Kepedulian terhadap energi yang ramah lingkungan dan Energi Baru Terbarukan (EBT) kini sedang menjadi perhatian banyak negara-negara di seluruh dunia. Tak terkecuali, Indonesia yang juga tengah mengoptimalkan penerapan energi baru terbarukan. Tentunya, dalam hal ini Pembangkit Listrik Tenaga Surya (PLTS) juga termasuk dalam Energi Baru Terbarukan (EBT).
Pemerintah Indonesia juga membuat kerangka hukum yang mendorong penerapan energi baru terbarukan. Hal itu tertuang dalam Peraturan Pemerintah Nomor 79 Tahun 2014 tentang Kebijakan Energi Nasional, dalam Pasal 9 huruf f angka 1 disebutkan:
"Pada tahun 2025 peran Energi Baru dan Energi Terbarukan paling sedikit 23 persen dan pada tahun 2050 paling sedikit 31 persen sepanjang keekonomiannya terpenuhi."
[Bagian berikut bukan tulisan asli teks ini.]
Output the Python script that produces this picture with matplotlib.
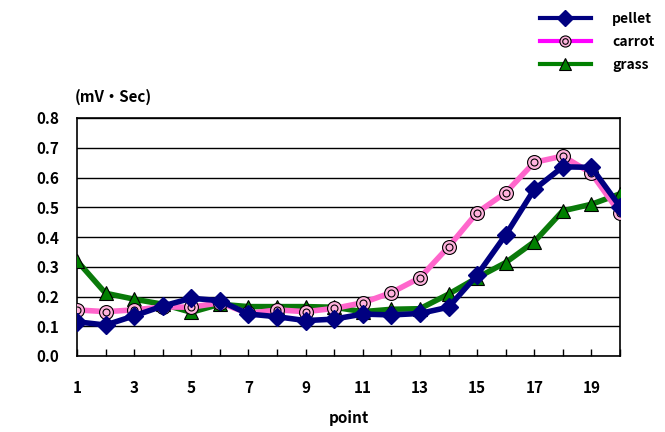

Namun, untuk realisasinya, dilansir laman resmi kementerian ESDM, EBT di tahun 2021 hanya berkontribusi sekitar 11,2 persen terhadap bauran energi nasional. Dengan porsi terbesar ditempati oleh Pembangkit Listrik Tenaga Air (PLTA) dan Pembangkit Listrik Tenaga Panas Bumi (PLTP).
Sementara itu, dalam Energy Outlook 2021 DEN (Dewan Energi Nasional) mengatakan untuk bauran energi fosil seperti minyak bumi mencapai 28,1 persen; gas alam mencapai 21,9 persen; dan batubara mencapai 35,5 persen. Sehingga persentase penggunaan energi fosil Indonesia masih terbilang tinggi dengan angka 85,8 persen. Jadi, jika kita melihat realitas tersebut Indonesia masih jauh untuk merealisasikan energi ramah lingkungan yang zero carbon.
Bahkan untuk porsi Pembangkit Listrik Tenaga Surya (PLTS), penerapannya masih kurang dari 1 persen. Walaupun begitu, Indonesia masih memiliki potensi dan peluang dalam mengoptimalkan EBT-nya, dalam hal ini mencakup energi surya.